─── Information shown

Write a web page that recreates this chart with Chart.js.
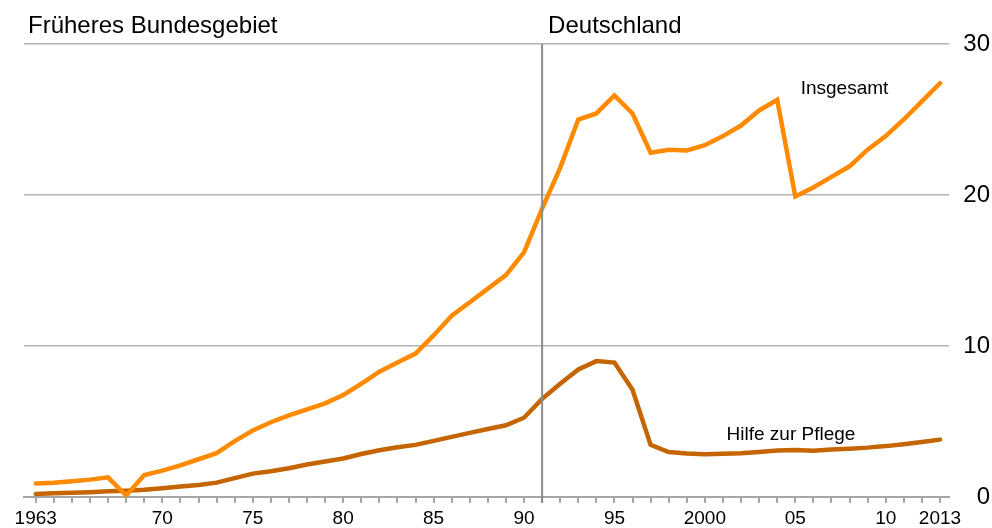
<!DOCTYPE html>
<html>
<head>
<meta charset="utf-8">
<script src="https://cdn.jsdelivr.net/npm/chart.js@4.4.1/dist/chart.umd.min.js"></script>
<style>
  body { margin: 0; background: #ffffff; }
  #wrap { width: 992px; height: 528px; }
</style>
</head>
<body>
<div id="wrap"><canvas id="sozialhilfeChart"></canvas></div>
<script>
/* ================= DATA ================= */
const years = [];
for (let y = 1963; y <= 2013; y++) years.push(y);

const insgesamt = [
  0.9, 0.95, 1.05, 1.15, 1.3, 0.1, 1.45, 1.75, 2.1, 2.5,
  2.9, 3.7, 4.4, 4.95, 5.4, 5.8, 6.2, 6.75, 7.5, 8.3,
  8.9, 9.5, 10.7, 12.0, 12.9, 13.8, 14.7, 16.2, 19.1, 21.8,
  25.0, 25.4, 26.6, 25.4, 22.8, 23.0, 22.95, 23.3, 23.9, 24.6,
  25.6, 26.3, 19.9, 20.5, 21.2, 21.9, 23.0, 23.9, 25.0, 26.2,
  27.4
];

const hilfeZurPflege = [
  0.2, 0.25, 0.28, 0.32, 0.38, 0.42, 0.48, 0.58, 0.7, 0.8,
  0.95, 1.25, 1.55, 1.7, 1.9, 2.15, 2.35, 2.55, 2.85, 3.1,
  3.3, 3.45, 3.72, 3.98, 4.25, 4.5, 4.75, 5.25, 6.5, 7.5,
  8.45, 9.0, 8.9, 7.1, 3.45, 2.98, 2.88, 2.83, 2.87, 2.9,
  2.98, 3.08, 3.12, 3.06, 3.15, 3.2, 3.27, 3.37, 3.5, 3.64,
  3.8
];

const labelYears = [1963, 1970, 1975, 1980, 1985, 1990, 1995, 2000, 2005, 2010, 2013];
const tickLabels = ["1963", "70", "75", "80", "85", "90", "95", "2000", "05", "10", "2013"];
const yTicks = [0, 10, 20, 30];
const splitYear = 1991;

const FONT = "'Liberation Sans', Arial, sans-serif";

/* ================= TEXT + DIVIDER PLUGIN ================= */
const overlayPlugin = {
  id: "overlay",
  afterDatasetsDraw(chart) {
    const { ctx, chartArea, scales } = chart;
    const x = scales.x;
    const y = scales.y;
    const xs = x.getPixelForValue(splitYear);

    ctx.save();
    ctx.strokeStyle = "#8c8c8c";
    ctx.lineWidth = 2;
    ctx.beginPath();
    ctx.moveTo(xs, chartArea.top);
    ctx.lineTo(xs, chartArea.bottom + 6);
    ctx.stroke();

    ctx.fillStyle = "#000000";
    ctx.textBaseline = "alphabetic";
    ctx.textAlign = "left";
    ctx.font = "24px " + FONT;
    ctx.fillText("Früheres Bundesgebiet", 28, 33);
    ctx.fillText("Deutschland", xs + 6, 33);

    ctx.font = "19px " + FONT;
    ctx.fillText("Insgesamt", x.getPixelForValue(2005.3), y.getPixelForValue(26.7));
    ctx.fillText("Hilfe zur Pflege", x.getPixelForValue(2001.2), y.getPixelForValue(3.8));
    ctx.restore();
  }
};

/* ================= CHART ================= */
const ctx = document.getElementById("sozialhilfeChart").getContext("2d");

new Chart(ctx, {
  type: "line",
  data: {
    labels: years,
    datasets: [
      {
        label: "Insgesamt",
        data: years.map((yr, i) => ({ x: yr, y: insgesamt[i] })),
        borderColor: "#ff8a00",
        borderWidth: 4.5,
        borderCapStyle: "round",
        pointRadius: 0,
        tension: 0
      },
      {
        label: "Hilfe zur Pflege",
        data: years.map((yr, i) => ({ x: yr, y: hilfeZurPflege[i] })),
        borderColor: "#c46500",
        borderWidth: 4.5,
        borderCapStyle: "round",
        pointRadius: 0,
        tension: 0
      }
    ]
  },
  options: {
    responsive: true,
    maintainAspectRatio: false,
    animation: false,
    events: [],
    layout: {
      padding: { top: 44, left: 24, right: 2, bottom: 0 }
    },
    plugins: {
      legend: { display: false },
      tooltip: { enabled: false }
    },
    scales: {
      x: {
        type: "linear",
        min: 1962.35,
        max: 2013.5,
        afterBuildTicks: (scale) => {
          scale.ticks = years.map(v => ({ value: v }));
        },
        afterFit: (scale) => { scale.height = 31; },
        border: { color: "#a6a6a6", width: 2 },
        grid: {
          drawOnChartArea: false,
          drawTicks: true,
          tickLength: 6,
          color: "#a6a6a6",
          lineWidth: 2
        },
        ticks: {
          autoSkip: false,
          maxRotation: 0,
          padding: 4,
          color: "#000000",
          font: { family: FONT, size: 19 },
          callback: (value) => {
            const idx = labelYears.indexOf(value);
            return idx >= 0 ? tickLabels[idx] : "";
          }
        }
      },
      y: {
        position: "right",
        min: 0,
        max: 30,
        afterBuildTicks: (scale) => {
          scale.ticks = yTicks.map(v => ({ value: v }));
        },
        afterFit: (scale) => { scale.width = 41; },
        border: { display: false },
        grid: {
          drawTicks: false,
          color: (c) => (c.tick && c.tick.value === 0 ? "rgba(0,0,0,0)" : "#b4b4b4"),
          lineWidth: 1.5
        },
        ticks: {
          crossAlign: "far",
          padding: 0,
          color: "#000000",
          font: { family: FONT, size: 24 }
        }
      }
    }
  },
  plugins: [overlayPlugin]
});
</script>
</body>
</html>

──────

◆ Your goal ◆
Repeat the material verbatim. Do not carry over any picture.

◆ Exercise response ◆
Write a web page that recreates this chart with Chart.js.
<!DOCTYPE html>
<html>
<head>
<meta charset="utf-8">
<script src="https://cdn.jsdelivr.net/npm/chart.js@4.4.1/dist/chart.umd.min.js"></script>
<style>
  body { margin: 0; background: #ffffff; }
  #wrap { width: 992px; height: 528px; }
</style>
</head>
<body>
<div id="wrap"><canvas id="sozialhilfeChart"></canvas></div>
<script>
/* ================= DATA ================= */
const years = [];
for (let y = 1963; y <= 2013; y++) years.push(y);

const insgesamt = [
  0.9, 0.95, 1.05, 1.15, 1.3, 0.1, 1.45, 1.75, 2.1, 2.5,
  2.9, 3.7, 4.4, 4.95, 5.4, 5.8, 6.2, 6.75, 7.5, 8.3,
  8.9, 9.5, 10.7, 12.0, 12.9, 13.8, 14.7, 16.2, 19.1, 21.8,
  25.0, 25.4, 26.6, 25.4, 22.8, 23.0, 22.95, 23.3, 23.9, 24.6,
  25.6, 26.3, 19.9, 20.5, 21.2, 21.9, 23.0, 23.9, 25.0, 26.2,
  27.4
];

const hilfeZurPflege = [
  0.2, 0.25, 0.28, 0.32, 0.38, 0.42, 0.48, 0.58, 0.7, 0.8,
  0.95, 1.25, 1.55, 1.7, 1.9, 2.15, 2.35, 2.55, 2.85, 3.1,
  3.3, 3.45, 3.72, 3.98, 4.25, 4.5, 4.75, 5.25, 6.5, 7.5,
  8.45, 9.0, 8.9, 7.1, 3.45, 2.98, 2.88, 2.83, 2.87, 2.9,
  2.98, 3.08, 3.12, 3.06, 3.15, 3.2, 3.27, 3.37, 3.5, 3.64,
  3.8
];

const labelYears = [1963, 1970, 1975, 1980, 1985, 1990, 1995, 2000, 2005, 2010, 2013];
const tickLabels = ["1963", "70", "75", "80", "85", "90", "95", "2000", "05", "10", "2013"];
const yTicks = [0, 10, 20, 30];
const splitYear = 1991;

const FONT = "'Liberation Sans', Arial, sans-serif";

/* ================= TEXT + DIVIDER PLUGIN ================= */
const overlayPlugin = {
  id: "overlay",
  afterDatasetsDraw(chart) {
    const { ctx, chartArea, scales } = chart;
    const x = scales.x;
    const y = scales.y;
    const xs = x.getPixelForValue(splitYear);

    ctx.save();
    ctx.strokeStyle = "#8c8c8c";
    ctx.lineWidth = 2;
    ctx.beginPath();
    ctx.moveTo(xs, chartArea.top);
    ctx.lineTo(xs, chartArea.bottom + 6);
    ctx.stroke();

    ctx.fillStyle = "#000000";
    ctx.textBaseline = "alphabetic";
    ctx.textAlign = "left";
    ctx.font = "24px " + FONT;
    ctx.fillText("Früheres Bundesgebiet", 28, 33);
    ctx.fillText("Deutschland", xs + 6, 33);

    ctx.font = "19px " + FONT;
    ctx.fillText("Insgesamt", x.getPixelForValue(2005.3), y.getPixelForValue(26.7));
    ctx.fillText("Hilfe zur Pflege", x.getPixelForValue(2001.2), y.getPixelForValue(3.8));
    ctx.restore();
  }
};

/* ================= CHART ================= */
const ctx = document.getElementById("sozialhilfeChart").getContext("2d");

new Chart(ctx, {
  type: "line",
  data: {
    labels: years,
    datasets: [
      {
        label: "Insgesamt",
        data: years.map((yr, i) => ({ x: yr, y: insgesamt[i] })),
        borderColor: "#ff8a00",
        borderWidth: 4.5,
        borderCapStyle: "round",
        pointRadius: 0,
        tension: 0
      },
      {
        label: "Hilfe zur Pflege",
        data: years.map((yr, i) => ({ x: yr, y: hilfeZurPflege[i] })),
        borderColor: "#c46500",
        borderWidth: 4.5,
        borderCapStyle: "round",
        pointRadius: 0,
        tension: 0
      }
    ]
  },
  options: {
    responsive: true,
    maintainAspectRatio: false,
    animation: false,
    events: [],
    layout: {
      padding: { top: 44, left: 24, right: 2, bottom: 0 }
    },
    plugins: {
      legend: { display: false },
      tooltip: { enabled: false }
    },
    scales: {
      x: {
        type: "linear",
        min: 1962.35,
        max: 2013.5,
        afterBuildTicks: (scale) => {
          scale.ticks = years.map(v => ({ value: v }));
        },
        afterFit: (scale) => { scale.height = 31; },
        border: { color: "#a6a6a6", width: 2 },
        grid: {
          drawOnChartArea: false,
          drawTicks: true,
          tickLength: 6,
          color: "#a6a6a6",
          lineWidth: 2
        },
        ticks: {
          autoSkip: false,
          maxRotation: 0,
          padding: 4,
          color: "#000000",
          font: { family: FONT, size: 19 },
          callback: (value) => {
            const idx = labelYears.indexOf(value);
            return idx >= 0 ? tickLabels[idx] : "";
          }
        }
      },
      y: {
        position: "right",
        min: 0,
        max: 30,
        afterBuildTicks: (scale) => {
          scale.ticks = yTicks.map(v => ({ value: v }));
        },
        afterFit: (scale) => { scale.width = 41; },
        border: { display: false },
        grid: {
          drawTicks: false,
          color: (c) => (c.tick && c.tick.value === 0 ? "rgba(0,0,0,0)" : "#b4b4b4"),
          lineWidth: 1.5
        },
        ticks: {
          crossAlign: "far",
          padding: 0,
          color: "#000000",
          font: { family: FONT, size: 24 }
        }
      }
    }
  },
  plugins: [overlayPlugin]
});
</script>
</body>
</html>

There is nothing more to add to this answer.